Das ist in den 60ern. Mein Bruder links und ich, wir waren schon sehr cool. Er platzierte mich gerne mit sich vor dem Gummibaum und wir sprachen über das Bürgertum und die Politik. Es war sicher ähnlich, wie bei Udo Jürgens daheim. Hier eine kleine Geschichte ;)

Mein Bruder stinkt

Man kennt sich, man isst sich nahe. Familie ist schon was Feines. Wirsingkohl finde ich klasse. Mutter weiß das und sie kann das wie Spinat herrichten. Mein Bruder ist ein netter Zeitgeselle. Das sagen alle. Wir haben immer viel zu reden. Immer über das gleiche. Da gab es mal die gemeinsame Kindheit. Das war wunderbar. Das trat vieles los. Er mich, denn er war der ältere. Heute gibt man sich die Hand, schon die fleischlichste aller Gesten. Man lebt in Hotels bei Familientreffen und fragt mal nach den Kindern und trinkt ein Bierchen an der Bar. Um eins heißt es: Du ich muss dann mal, meine Frau. Welche Frau? Ach die! Ne die! Ach so! Man entschuldigt sich für unbequeme Fragen. Man isst sich nahe. Gibst du mir mal die Kartoffeln rüber!

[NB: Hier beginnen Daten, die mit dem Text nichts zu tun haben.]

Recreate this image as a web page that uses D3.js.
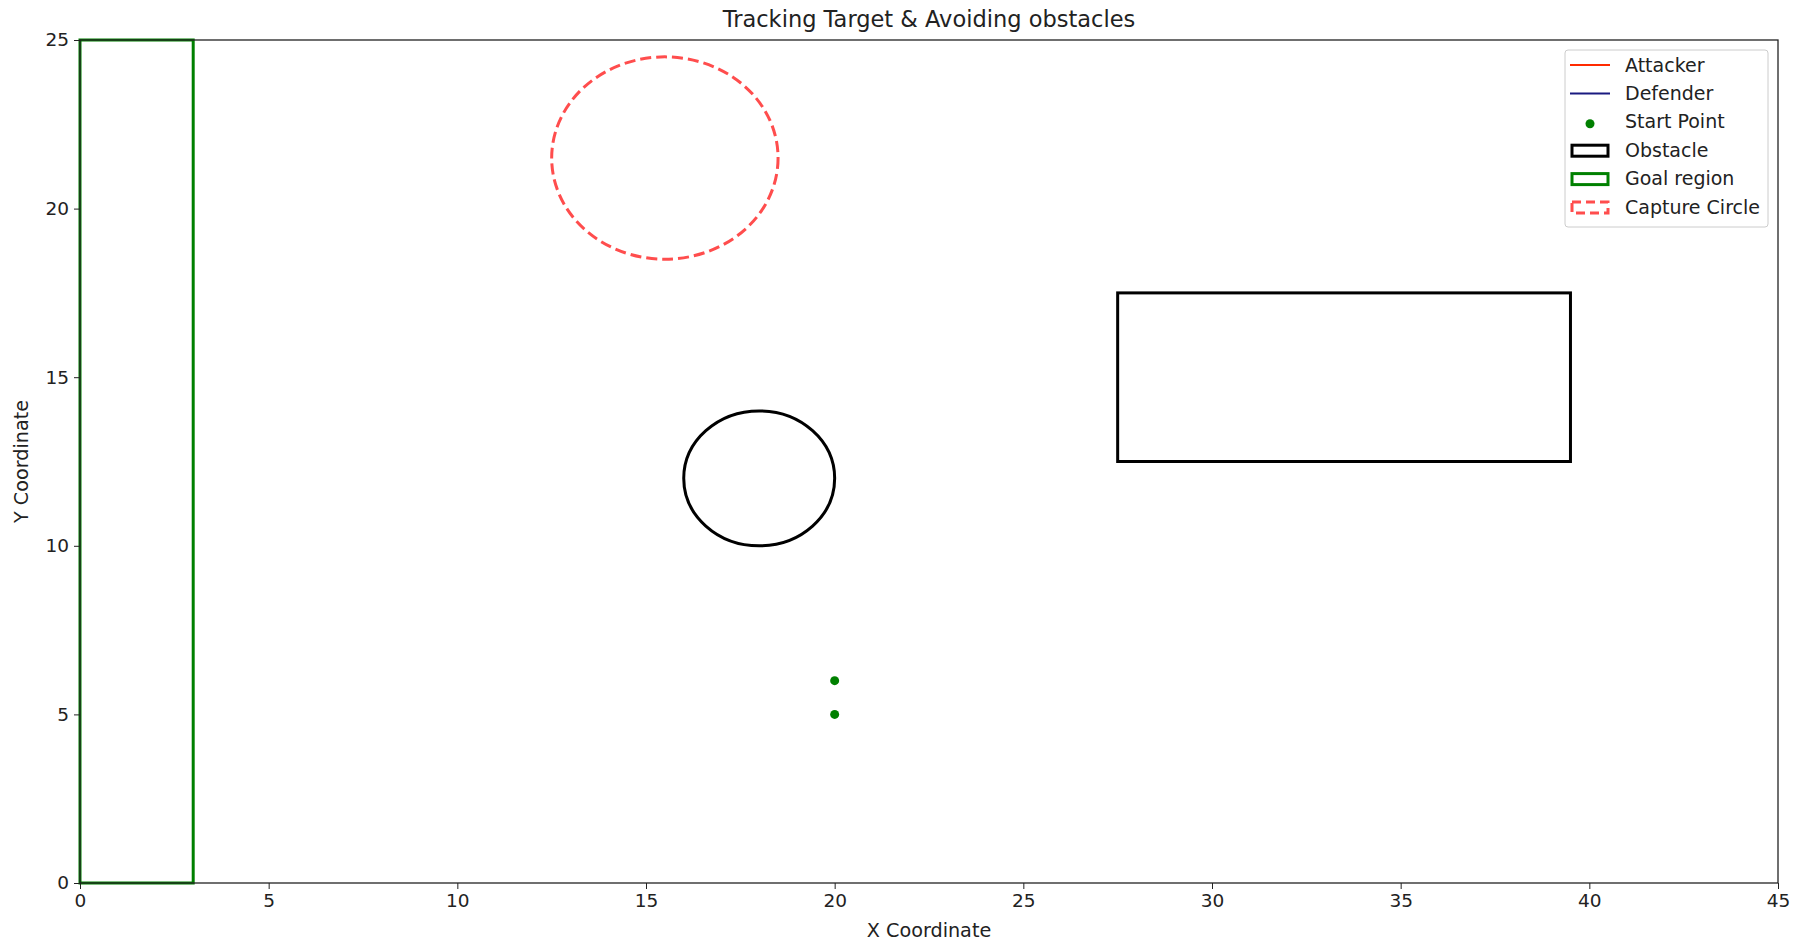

Klar Mann – kein Thema! Man biegt sich schon vor Lockerheit im Sessel. Es duftet nach Braten. „Braten in der Röhre – Witze“ liegen in der Luft, aber keiner traut sich so was. Aber es riecht nicht penetrant nach Braten, es ist mein Bruder. Das ist mir vorher nie aufgefallen.